◆ Dataset extract:
'''
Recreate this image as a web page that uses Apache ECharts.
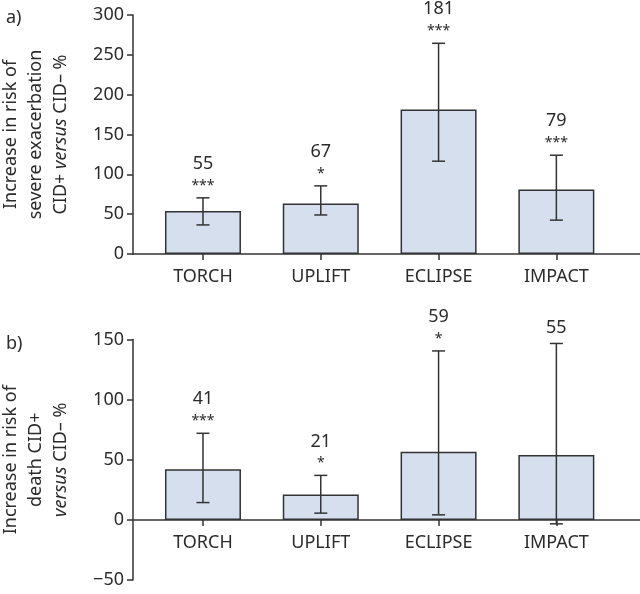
<!DOCTYPE html>
<html><head><meta charset="utf-8">
<script src="https://cdn.jsdelivr.net/npm/echarts@6/dist/echarts.min.js"></script>
<style>html,body{margin:0;padding:0;background:#fff}#c{width:640px;height:594px}</style>
</head><body><div id="c"></div>
<script>
const categories = ['TORCH', 'UPLIFT', 'ECLIPSE', 'IMPACT'];
// Panel a) severe exacerbation
const exacValues = [54, 63.5, 181.5, 81];
const exacLow = [36.5, 49, 116.5, 42.5];
const exacHigh = [70.5, 85.5, 264.5, 124];
const exacLabels = ['55', '67', '181', '79'];
const exacStars = ['***', '*', '***', '***'];
// Panel b) death
const deathValues = [42, 21, 56.7, 54];
const deathLow = [14.4, 5.6, 4.2, -3.3];
const deathHigh = [72, 37, 140.5, 146.7];
const deathLabels = ['41', '21', '59', '55'];
const deathStars = ['***', '*', '*', ''];
// axes
const exacAxis = { min: 0, max: 300, interval: 50 };
const deathAxis = { min: -50, max: 150, interval: 50 };

const FONT = 'Noto Sans';
const TXT = '#2b2b2b';
const LINE = '#333';
const catIdx = categories.map((c, i) => i);

function xAxisDef(gi, offset) {
  return {
    type: 'value', gridIndex: gi, min: -0.594, max: 3.71, position: 'bottom', offset: offset,
    splitLine: { show: false },
    axisLine: { show: true, onZero: false, lineStyle: { color: LINE, width: 1.5 } },
    axisTick: { show: true, customValues: catIdx, length: 6, lineStyle: { color: LINE, width: 1.5 } },
    axisLabel: { show: true, customValues: catIdx, formatter: v => categories[Math.round(v)], color: TXT, fontFamily: FONT, fontSize: 18, margin: 14 }
  };
}
function yAxisDef(gi, ax, name) {
  return {
    type: 'value', gridIndex: gi, min: ax.min, max: ax.max, interval: ax.interval, position: 'left',
    splitLine: { show: false },
    axisLine: { show: true, onZero: false, lineStyle: { color: LINE, width: 1.5 } },
    axisTick: { show: true, length: 6, lineStyle: { color: LINE, width: 1.5 } },
    axisLabel: { color: TXT, fontFamily: FONT, fontSize: 18, margin: 9, formatter: v => String(v).replace('-', '\u2212') },
    name: name, nameLocation: 'middle', nameRotate: 90, nameGap: 60,
    nameTextStyle: {
      color: TXT, fontFamily: FONT, fontSize: 18, lineHeight: 25, align: 'center',
      rich: {
        a: { fontFamily: FONT, fontSize: 18, color: TXT, lineHeight: 25 },
        i: { fontFamily: FONT, fontSize: 18, color: TXT, fontStyle: 'italic', lineHeight: 25 }
      }
    }
  };
}
function errSeries(gi, low, high, labels, stars) {
  return {
    type: 'custom', xAxisIndex: gi, yAxisIndex: gi, z: 5, clip: false,
    data: catIdx.map(i => [i, low[i], high[i]]),
    renderItem: function (params, api) {
      const i = api.value(0);
      const top = api.coord([i, api.value(2)]);
      const bot = api.coord([i, api.value(1)]);
      const hw = 6.5;
      const st = { stroke: LINE, lineWidth: 1.5 };
      const s = stars[i];
      const children = [
        { type: 'line', shape: { x1: top[0], y1: top[1], x2: bot[0], y2: bot[1] }, style: st },
        { type: 'line', shape: { x1: top[0] - hw, y1: top[1], x2: top[0] + hw, y2: top[1] }, style: st },
        { type: 'line', shape: { x1: bot[0] - hw, y1: bot[1], x2: bot[0] + hw, y2: bot[1] }, style: st },
        { type: 'text', x: top[0], y: top[1] - (s ? 34 : 16), style: { text: labels[i], fill: TXT, font: '18px "' + FONT + '"', align: 'center', verticalAlign: 'middle' } }
      ];
      if (s) children.push({ type: 'text', x: top[0], y: top[1] - 12, style: { text: s, fill: TXT, font: '14px "' + FONT + '"', align: 'center', verticalAlign: 'middle' } });
      return { type: 'group', children: children };
    }
  };
}
function barSeries(gi, vals) {
  return {
    type: 'bar', xAxisIndex: gi, yAxisIndex: gi, barWidth: 76,
    data: catIdx.map(i => [i, vals[i]]),
    itemStyle: { color: '#d5dfee', borderColor: LINE, borderWidth: 1.5 },
    silent: true
  };
}

// distance (px) from the bottom of panel b grid up to its zero line
const deathZeroOffset = -240.5 * (0 - deathAxis.min) / (deathAxis.max - deathAxis.min);

const chart = echarts.init(document.getElementById('c'), null, { renderer: 'canvas' });
chart.setOption({
  animation: false,
  backgroundColor: '#fff',
  title: [
    { text: 'a)', left: 1, top: 4, textStyle: { fontFamily: FONT, fontSize: 18, fontWeight: 'normal', color: TXT } },
    { text: 'b)', left: 1, top: 330, textStyle: { fontFamily: FONT, fontSize: 18, fontWeight: 'normal', color: TXT } }
  ],
  grid: [
    { left: 133, top: 15, right: 0, height: 239, outerBoundsMode: 'none', containLabel: false },
    { left: 133, top: 339.5, right: 0, height: 240.5, outerBoundsMode: 'none', containLabel: false }
  ],
  xAxis: [xAxisDef(0, 0), xAxisDef(1, deathZeroOffset)],
  yAxis: [
    yAxisDef(0, exacAxis, '{a|Increase in risk of}\n{a|severe exacerbation}\n{a|CID+ }{i|versus}{a| CID\u2013 %}'),
    yAxisDef(1, deathAxis, '{a|Increase in risk of}\n{a|death CID+}\n{i|versus}{a| CID\u2013 %}')
  ],
  series: [
    barSeries(0, exacValues), errSeries(0, exacLow, exacHigh, exacLabels, exacStars),
    barSeries(1, deathValues), errSeries(1, deathLow, deathHigh, deathLabels, deathStars)
  ]
});
</script></body></html>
'''
◆ Exercise directions: Reproduce the full listing faithfully, but do not carry over any pictures.

◆ Exercise answer:
Recreate this image as a web page that uses Apache ECharts.
<!DOCTYPE html>
<html><head><meta charset="utf-8">
<script src="https://cdn.jsdelivr.net/npm/echarts@6/dist/echarts.min.js"></script>
<style>html,body{margin:0;padding:0;background:#fff}#c{width:640px;height:594px}</style>
</head><body><div id="c"></div>
<script>
const categories = ['TORCH', 'UPLIFT', 'ECLIPSE', 'IMPACT'];
// Panel a) severe exacerbation
const exacValues = [54, 63.5, 181.5, 81];
const exacLow = [36.5, 49, 116.5, 42.5];
const exacHigh = [70.5, 85.5, 264.5, 124];
const exacLabels = ['55', '67', '181', '79'];
const exacStars = ['***', '*', '***', '***'];
// Panel b) death
const deathValues = [42, 21, 56.7, 54];
const deathLow = [14.4, 5.6, 4.2, -3.3];
const deathHigh = [72, 37, 140.5, 146.7];
const deathLabels = ['41', '21', '59', '55'];
const deathStars = ['***', '*', '*', ''];
// axes
const exacAxis = { min: 0, max: 300, interval: 50 };
const deathAxis = { min: -50, max: 150, interval: 50 };

const FONT = 'Noto Sans';
const TXT = '#2b2b2b';
const LINE = '#333';
const catIdx = categories.map((c, i) => i);

function xAxisDef(gi, offset) {
  return {
    type: 'value', gridIndex: gi, min: -0.594, max: 3.71, position: 'bottom', offset: offset,
    splitLine: { show: false },
    axisLine: { show: true, onZero: false, lineStyle: { color: LINE, width: 1.5 } },
    axisTick: { show: true, customValues: catIdx, length: 6, lineStyle: { color: LINE, width: 1.5 } },
    axisLabel: { show: true, customValues: catIdx, formatter: v => categories[Math.round(v)], color: TXT, fontFamily: FONT, fontSize: 18, margin: 14 }
  };
}
function yAxisDef(gi, ax, name) {
  return {
    type: 'value', gridIndex: gi, min: ax.min, max: ax.max, interval: ax.interval, position: 'left',
    splitLine: { show: false },
    axisLine: { show: true, onZero: false, lineStyle: { color: LINE, width: 1.5 } },
    axisTick: { show: true, length: 6, lineStyle: { color: LINE, width: 1.5 } },
    axisLabel: { color: TXT, fontFamily: FONT, fontSize: 18, margin: 9, formatter: v => String(v).replace('-', '\u2212') },
    name: name, nameLocation: 'middle', nameRotate: 90, nameGap: 60,
    nameTextStyle: {
      color: TXT, fontFamily: FONT, fontSize: 18, lineHeight: 25, align: 'center',
      rich: {
        a: { fontFamily: FONT, fontSize: 18, color: TXT, lineHeight: 25 },
        i: { fontFamily: FONT, fontSize: 18, color: TXT, fontStyle: 'italic', lineHeight: 25 }
      }
    }
  };
}
function errSeries(gi, low, high, labels, stars) {
  return {
    type: 'custom', xAxisIndex: gi, yAxisIndex: gi, z: 5, clip: false,
    data: catIdx.map(i => [i, low[i], high[i]]),
    renderItem: function (params, api) {
      const i = api.value(0);
      const top = api.coord([i, api.value(2)]);
      const bot = api.coord([i, api.value(1)]);
      const hw = 6.5;
      const st = { stroke: LINE, lineWidth: 1.5 };
      const s = stars[i];
      const children = [
        { type: 'line', shape: { x1: top[0], y1: top[1], x2: bot[0], y2: bot[1] }, style: st },
        { type: 'line', shape: { x1: top[0] - hw, y1: top[1], x2: top[0] + hw, y2: top[1] }, style: st },
        { type: 'line', shape: { x1: bot[0] - hw, y1: bot[1], x2: bot[0] + hw, y2: bot[1] }, style: st },
        { type: 'text', x: top[0], y: top[1] - (s ? 34 : 16), style: { text: labels[i], fill: TXT, font: '18px "' + FONT + '"', align: 'center', verticalAlign: 'middle' } }
      ];
      if (s) children.push({ type: 'text', x: top[0], y: top[1] - 12, style: { text: s, fill: TXT, font: '14px "' + FONT + '"', align: 'center', verticalAlign: 'middle' } });
      return { type: 'group', children: children };
    }
  };
}
function barSeries(gi, vals) {
  return {
    type: 'bar', xAxisIndex: gi, yAxisIndex: gi, barWidth: 76,
    data: catIdx.map(i => [i, vals[i]]),
    itemStyle: { color: '#d5dfee', borderColor: LINE, borderWidth: 1.5 },
    silent: true
  };
}

// distance (px) from the bottom of panel b grid up to its zero line
const deathZeroOffset = -240.5 * (0 - deathAxis.min) / (deathAxis.max - deathAxis.min);

const chart = echarts.init(document.getElementById('c'), null, { renderer: 'canvas' });
chart.setOption({
  animation: false,
  backgroundColor: '#fff',
  title: [
    { text: 'a)', left: 1, top: 4, textStyle: { fontFamily: FONT, fontSize: 18, fontWeight: 'normal', color: TXT } },
    { text: 'b)', left: 1, top: 330, textStyle: { fontFamily: FONT, fontSize: 18, fontWeight: 'normal', color: TXT } }
  ],
  grid: [
    { left: 133, top: 15, right: 0, height: 239, outerBoundsMode: 'none', containLabel: false },
    { left: 133, top: 339.5, right: 0, height: 240.5, outerBoundsMode: 'none', containLabel: false }
  ],
  xAxis: [xAxisDef(0, 0), xAxisDef(1, deathZeroOffset)],
  yAxis: [
    yAxisDef(0, exacAxis, '{a|Increase in risk of}\n{a|severe exacerbation}\n{a|CID+ }{i|versus}{a| CID\u2013 %}'),
    yAxisDef(1, deathAxis, '{a|Increase in risk of}\n{a|death CID+}\n{i|versus}{a| CID\u2013 %}')
  ],
  series: [
    barSeries(0, exacValues), errSeries(0, exacLow, exacHigh, exacLabels, exacStars),
    barSeries(1, deathValues), errSeries(1, deathLow, deathHigh, deathLabels, deathStars)
  ]
});
</script></body></html>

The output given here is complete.